In contrast to those who have a disparaging view of manual labor, there are some people who regard working with one’s hands very favorably. Religious people usually tend to appreciate the manual type of labor as it gives them more time and opportunities to contemplate while doing something useful at the same time. From Tibetan monks to Eastern Orthodox priests, many religious and spiritual leaders say that spiritual work starts with physical work. In his blogpost “Leaves and Fruit: The Spiritual Value of Manual Labor,” Dylan Pahman says, “The challenge that faces the church and society more broadly then is to appreciate the spiritual meaningfulness of all kinds of work, to celebrate it, and to exhort us to persevere in our labors amidst the unavoidable troubles that plague work in this fallen world.” Meanwhile, an accelerating pace of life makes it more difficult for lay people to savor some time musing over their important spiritual issues and to clear their heads. As for manual workers, they can indeed use their mental powers to think and learn while performing their daily duties. However, their work may often be so exhausting that they do not find it possible to think or learn while working.

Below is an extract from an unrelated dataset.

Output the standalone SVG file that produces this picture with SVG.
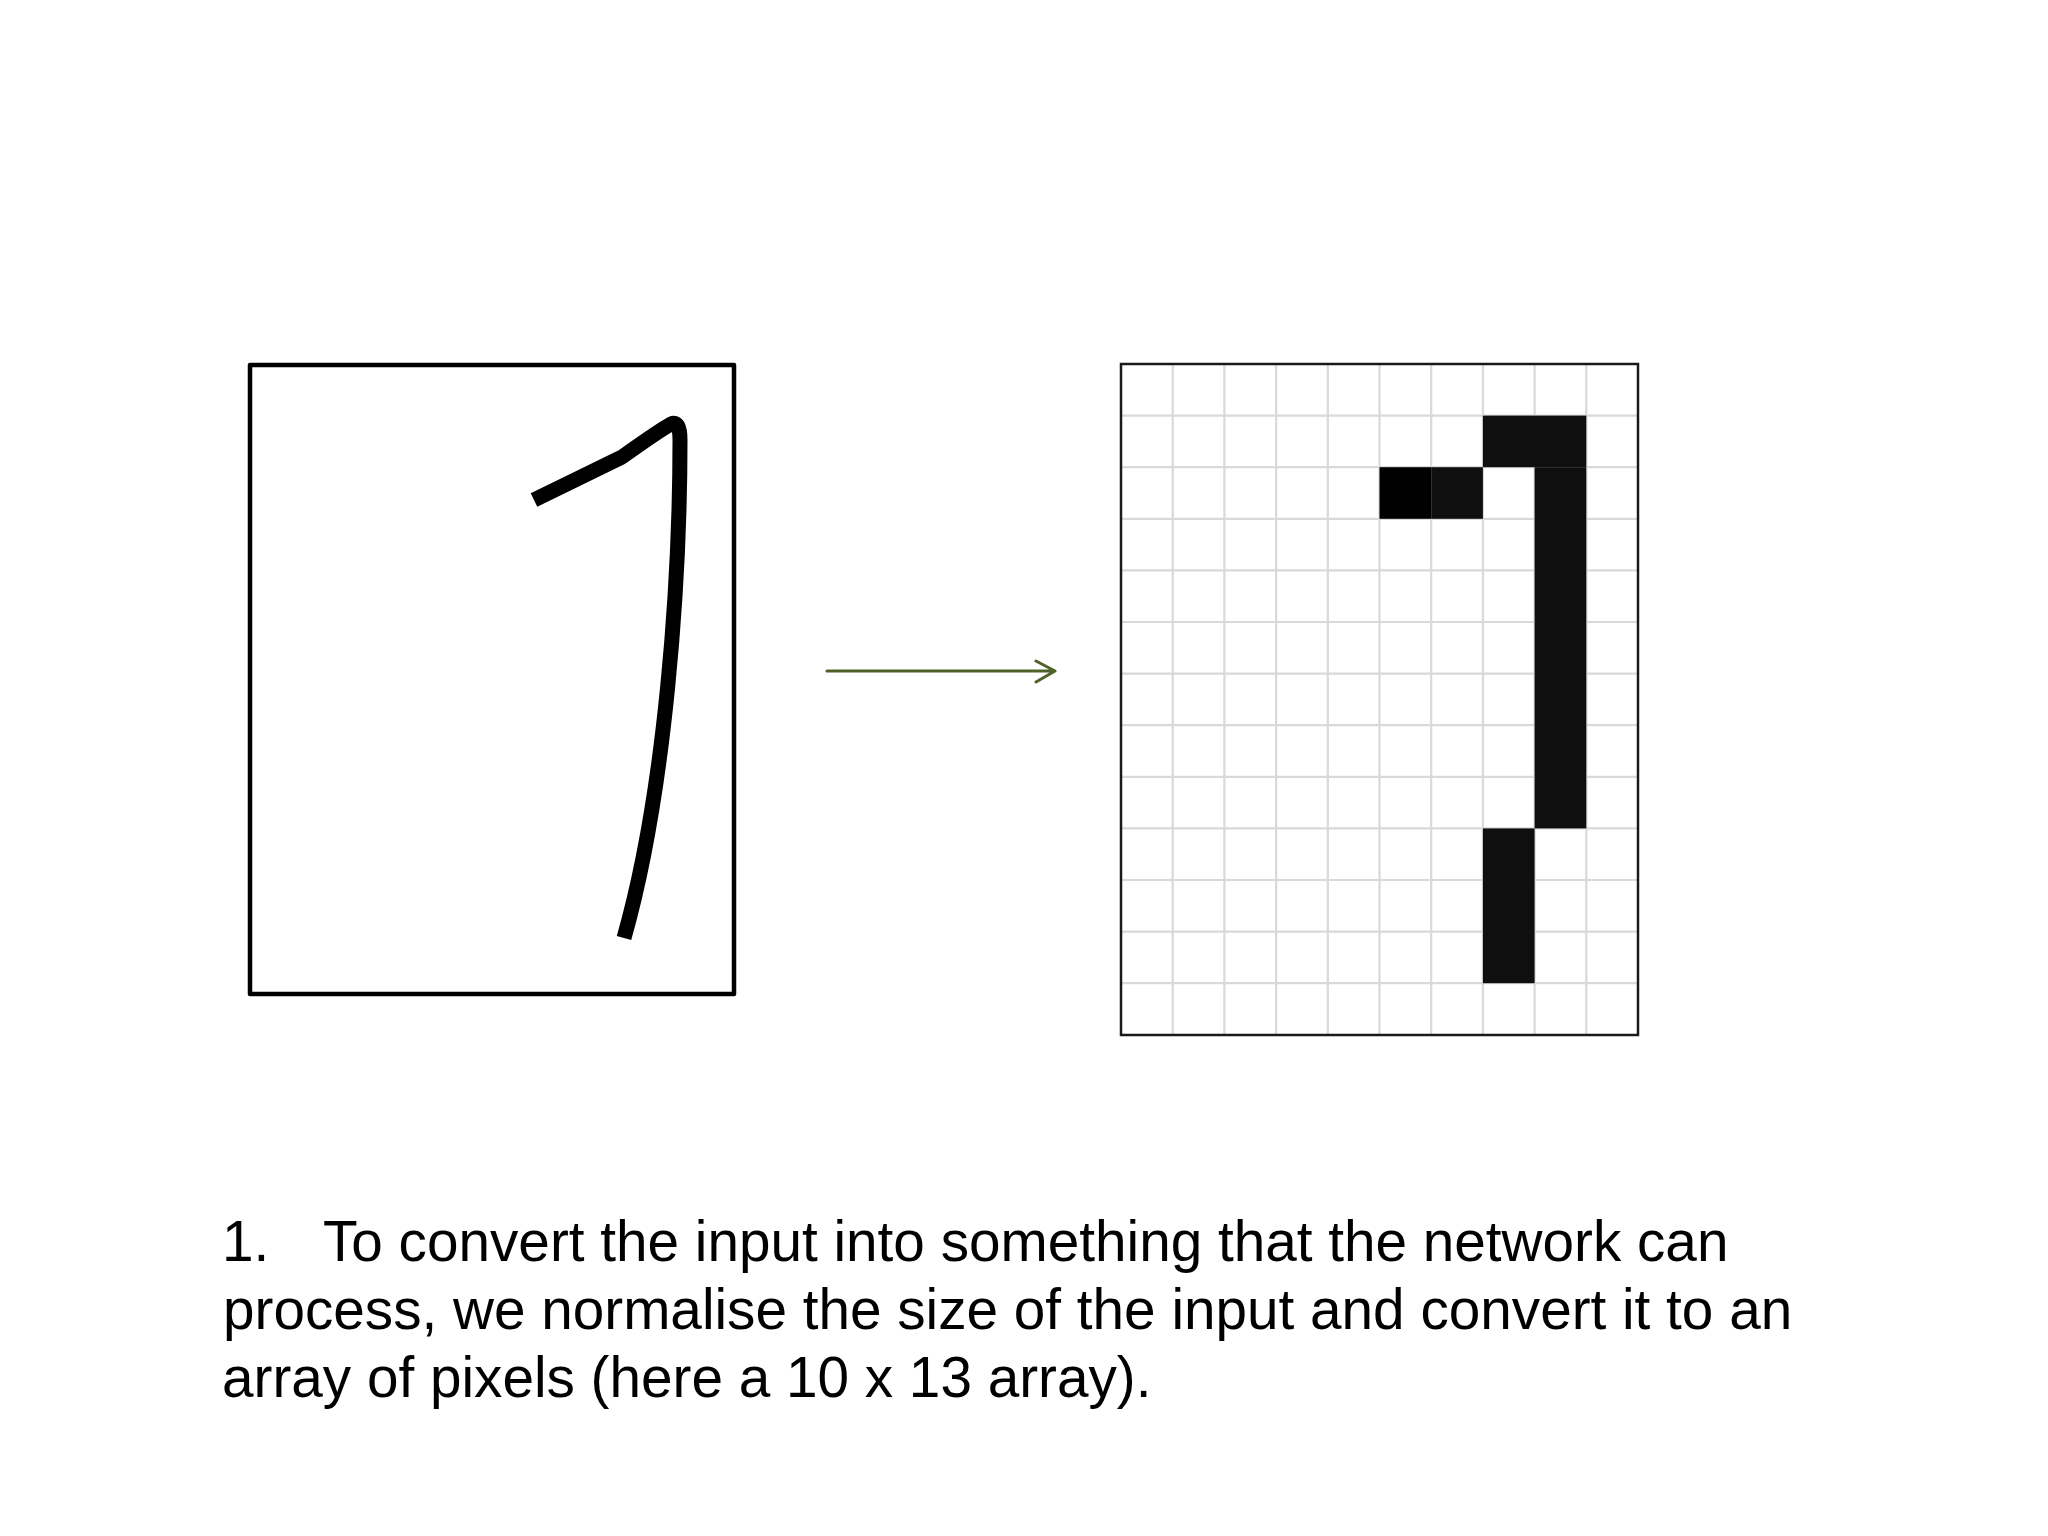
<svg xmlns="http://www.w3.org/2000/svg" width="2048" height="1536" viewBox="0 0 2048 1536">
<defs>
<style>
.frame{fill:none;stroke:#000;stroke-width:4.5;stroke-linejoin:round}
.grid line{stroke:#d9d9d9;stroke-width:2.2}
.cell{fill:#0f0f0f}
.stroke1{fill:none;stroke:#000;stroke-width:15;stroke-linecap:butt;stroke-linejoin:round}
.conn{fill:none;stroke:#4f6228;stroke-width:3;stroke-linecap:round;stroke-linejoin:round}
.txt{font-family:"Liberation Sans",Arial,sans-serif;font-size:56.7px;fill:#000}
</style>
</defs>
<rect width="2048" height="1536" fill="#fff"/>
<g id="input">
<rect class="frame" x="250" y="365" width="484" height="629"/>
<path class="stroke1" d="M534,500 L622,457 Q660,430 671,424 Q680,420 680,440 C680,580 666,790 624,938"/>
</g>
<g id="connectors">
<path class="conn" d="M827,671 H1054 M1036,661 L1055,671 L1036,682"/>
</g>
<g id="pixels">
<rect x="1121" y="364" width="517" height="671" fill="#fff"/>
<g class="grid">
<line x1="1172.7" y1="364" x2="1172.7" y2="1035"/>
<line x1="1224.4" y1="364" x2="1224.4" y2="1035"/>
<line x1="1276.1" y1="364" x2="1276.1" y2="1035"/>
<line x1="1327.8" y1="364" x2="1327.8" y2="1035"/>
<line x1="1379.5" y1="364" x2="1379.5" y2="1035"/>
<line x1="1431.2" y1="364" x2="1431.2" y2="1035"/>
<line x1="1482.9" y1="364" x2="1482.9" y2="1035"/>
<line x1="1534.6" y1="364" x2="1534.6" y2="1035"/>
<line x1="1586.3" y1="364" x2="1586.3" y2="1035"/>
<line x1="1121" y1="415.6" x2="1638" y2="415.6"/>
<line x1="1121" y1="467.2" x2="1638" y2="467.2"/>
<line x1="1121" y1="518.8" x2="1638" y2="518.8"/>
<line x1="1121" y1="570.4" x2="1638" y2="570.4"/>
<line x1="1121" y1="622" x2="1638" y2="622"/>
<line x1="1121" y1="673.6" x2="1638" y2="673.6"/>
<line x1="1121" y1="725.2" x2="1638" y2="725.2"/>
<line x1="1121" y1="776.8" x2="1638" y2="776.8"/>
<line x1="1121" y1="828.4" x2="1638" y2="828.4"/>
<line x1="1121" y1="880" x2="1638" y2="880"/>
<line x1="1121" y1="931.6" x2="1638" y2="931.6"/>
<line x1="1121" y1="983.2" x2="1638" y2="983.2"/>
</g>
<rect class="cell" x="1482.9" y="415.6" width="103.4" height="51.6"/>
<rect x="1379.5" y="467.2" width="51.7" height="51.6" fill="#000"/>
<rect class="cell" x="1431.2" y="467.2" width="51.7" height="51.6"/>
<rect class="cell" x="1534.6" y="467.2" width="51.7" height="361.2"/>
<rect class="cell" x="1482.9" y="828.4" width="51.7" height="154.8"/>
<rect x="1121" y="364" width="517" height="671" fill="none" stroke="#1a1a1a" stroke-width="2.5"/>
</g>
<g id="caption">
<text class="txt" x="222" y="1261">1.<tspan x="323">To convert the input into something that the network can</tspan></text>
<text class="txt" x="223" y="1329">process, we normalise the size of the input and convert it to an</text>
<text class="txt" x="222" y="1397">array of pixels (here a 10 x 13 array).</text>
</g>
</svg>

Obviously, any society needs different kinds of jobs and in the nearest future there are no grounds to expect a dissipation of social classes. Therefore, there are enough people who are willing to occupy any position in any industry in the country. Given the nature of every occupation, it is logical that those jobs that demand less qualification or no skills at all are less valued and therefore they are less paid. At the same time, any job can be used to the best capacity if a person is mindful and clever. Additionally, the American society allows upward mobility and even if a person starts at the bottom, he or she can move up the social ladder and shift his occupation from manual labor to intellectual work.